▸ **Given problem**: Your task is to output the listing word for word, with pictures excluded.
------------
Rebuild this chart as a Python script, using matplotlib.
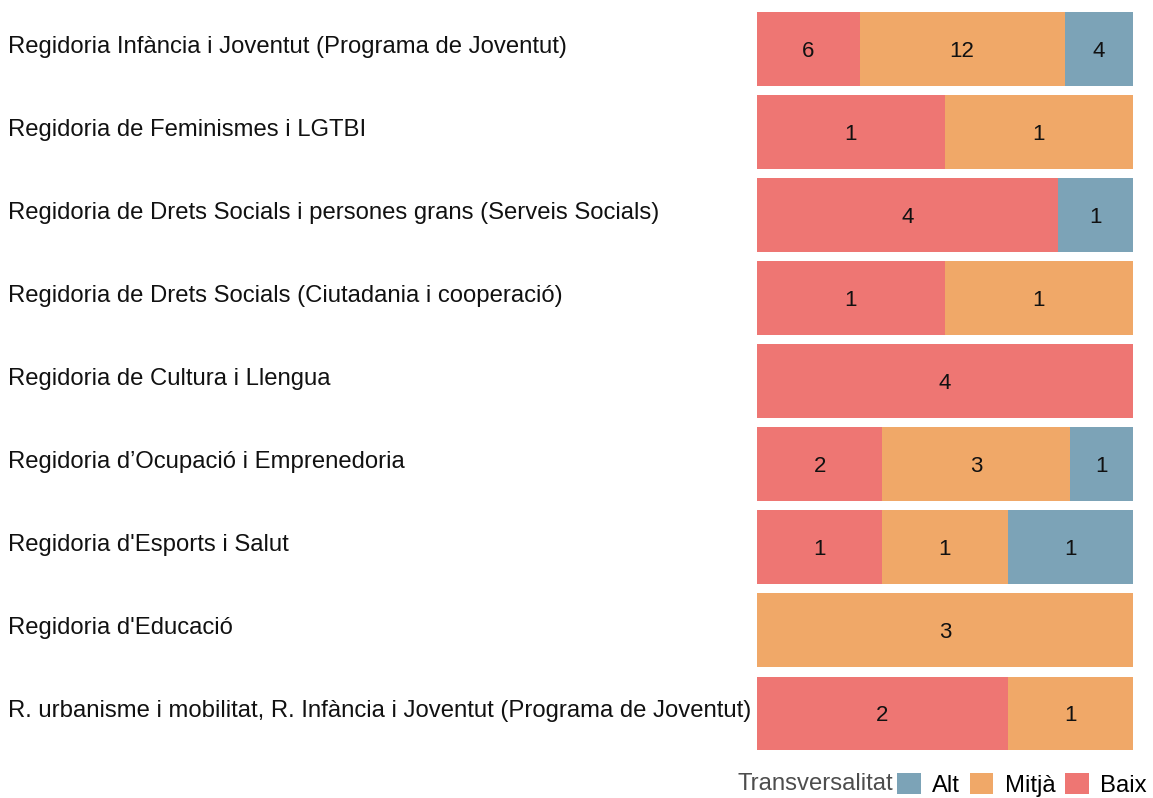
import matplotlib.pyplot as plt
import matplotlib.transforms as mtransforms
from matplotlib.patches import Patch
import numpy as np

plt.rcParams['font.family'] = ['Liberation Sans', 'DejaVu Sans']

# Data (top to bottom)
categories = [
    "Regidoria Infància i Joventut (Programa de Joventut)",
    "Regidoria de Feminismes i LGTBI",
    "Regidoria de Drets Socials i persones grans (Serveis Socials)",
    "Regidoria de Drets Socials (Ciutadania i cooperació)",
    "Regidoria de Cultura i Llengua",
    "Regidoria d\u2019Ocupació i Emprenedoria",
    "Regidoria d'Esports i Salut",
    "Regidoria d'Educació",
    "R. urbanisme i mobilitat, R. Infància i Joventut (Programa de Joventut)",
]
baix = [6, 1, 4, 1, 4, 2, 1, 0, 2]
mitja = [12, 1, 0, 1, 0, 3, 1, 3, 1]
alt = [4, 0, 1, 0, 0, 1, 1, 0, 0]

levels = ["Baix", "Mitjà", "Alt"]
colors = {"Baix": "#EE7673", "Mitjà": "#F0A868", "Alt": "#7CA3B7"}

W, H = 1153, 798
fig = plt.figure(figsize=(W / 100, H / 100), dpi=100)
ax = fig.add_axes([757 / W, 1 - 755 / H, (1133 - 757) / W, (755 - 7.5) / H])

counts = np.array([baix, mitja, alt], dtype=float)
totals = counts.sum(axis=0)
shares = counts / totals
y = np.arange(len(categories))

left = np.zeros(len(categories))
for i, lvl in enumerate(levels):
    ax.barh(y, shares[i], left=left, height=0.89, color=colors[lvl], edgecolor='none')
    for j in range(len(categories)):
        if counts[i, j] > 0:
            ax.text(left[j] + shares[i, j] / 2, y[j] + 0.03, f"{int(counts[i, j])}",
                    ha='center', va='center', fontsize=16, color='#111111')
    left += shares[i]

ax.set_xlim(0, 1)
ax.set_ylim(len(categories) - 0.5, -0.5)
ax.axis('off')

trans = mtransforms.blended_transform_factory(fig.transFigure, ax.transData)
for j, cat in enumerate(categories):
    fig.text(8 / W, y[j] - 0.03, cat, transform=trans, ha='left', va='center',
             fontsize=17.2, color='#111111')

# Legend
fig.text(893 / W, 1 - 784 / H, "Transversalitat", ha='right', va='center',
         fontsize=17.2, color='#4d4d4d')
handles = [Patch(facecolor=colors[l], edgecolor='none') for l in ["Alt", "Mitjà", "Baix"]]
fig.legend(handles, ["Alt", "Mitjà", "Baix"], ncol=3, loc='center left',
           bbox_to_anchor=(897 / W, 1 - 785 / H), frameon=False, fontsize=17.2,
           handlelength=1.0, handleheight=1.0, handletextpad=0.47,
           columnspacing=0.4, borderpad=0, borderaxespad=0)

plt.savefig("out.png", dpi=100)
------------
▸ **Solution to the exercise**:
Rebuild this chart as a Python script, using matplotlib.
import matplotlib.pyplot as plt
import matplotlib.transforms as mtransforms
from matplotlib.patches import Patch
import numpy as np

plt.rcParams['font.family'] = ['Liberation Sans', 'DejaVu Sans']

# Data (top to bottom)
categories = [
    "Regidoria Infància i Joventut (Programa de Joventut)",
    "Regidoria de Feminismes i LGTBI",
    "Regidoria de Drets Socials i persones grans (Serveis Socials)",
    "Regidoria de Drets Socials (Ciutadania i cooperació)",
    "Regidoria de Cultura i Llengua",
    "Regidoria d\u2019Ocupació i Emprenedoria",
    "Regidoria d'Esports i Salut",
    "Regidoria d'Educació",
    "R. urbanisme i mobilitat, R. Infància i Joventut (Programa de Joventut)",
]
baix = [6, 1, 4, 1, 4, 2, 1, 0, 2]
mitja = [12, 1, 0, 1, 0, 3, 1, 3, 1]
alt = [4, 0, 1, 0, 0, 1, 1, 0, 0]

levels = ["Baix", "Mitjà", "Alt"]
colors = {"Baix": "#EE7673", "Mitjà": "#F0A868", "Alt": "#7CA3B7"}

W, H = 1153, 798
fig = plt.figure(figsize=(W / 100, H / 100), dpi=100)
ax = fig.add_axes([757 / W, 1 - 755 / H, (1133 - 757) / W, (755 - 7.5) / H])

counts = np.array([baix, mitja, alt], dtype=float)
totals = counts.sum(axis=0)
shares = counts / totals
y = np.arange(len(categories))

left = np.zeros(len(categories))
for i, lvl in enumerate(levels):
    ax.barh(y, shares[i], left=left, height=0.89, color=colors[lvl], edgecolor='none')
    for j in range(len(categories)):
        if counts[i, j] > 0:
            ax.text(left[j] + shares[i, j] / 2, y[j] + 0.03, f"{int(counts[i, j])}",
                    ha='center', va='center', fontsize=16, color='#111111')
    left += shares[i]

ax.set_xlim(0, 1)
ax.set_ylim(len(categories) - 0.5, -0.5)
ax.axis('off')

trans = mtransforms.blended_transform_factory(fig.transFigure, ax.transData)
for j, cat in enumerate(categories):
    fig.text(8 / W, y[j] - 0.03, cat, transform=trans, ha='left', va='center',
             fontsize=17.2, color='#111111')

# Legend
fig.text(893 / W, 1 - 784 / H, "Transversalitat", ha='right', va='center',
         fontsize=17.2, color='#4d4d4d')
handles = [Patch(facecolor=colors[l], edgecolor='none') for l in ["Alt", "Mitjà", "Baix"]]
fig.legend(handles, ["Alt", "Mitjà", "Baix"], ncol=3, loc='center left',
           bbox_to_anchor=(897 / W, 1 - 785 / H), frameon=False, fontsize=17.2,
           handlelength=1.0, handleheight=1.0, handletextpad=0.47,
           columnspacing=0.4, borderpad=0, borderaxespad=0)

plt.savefig("out.png", dpi=100)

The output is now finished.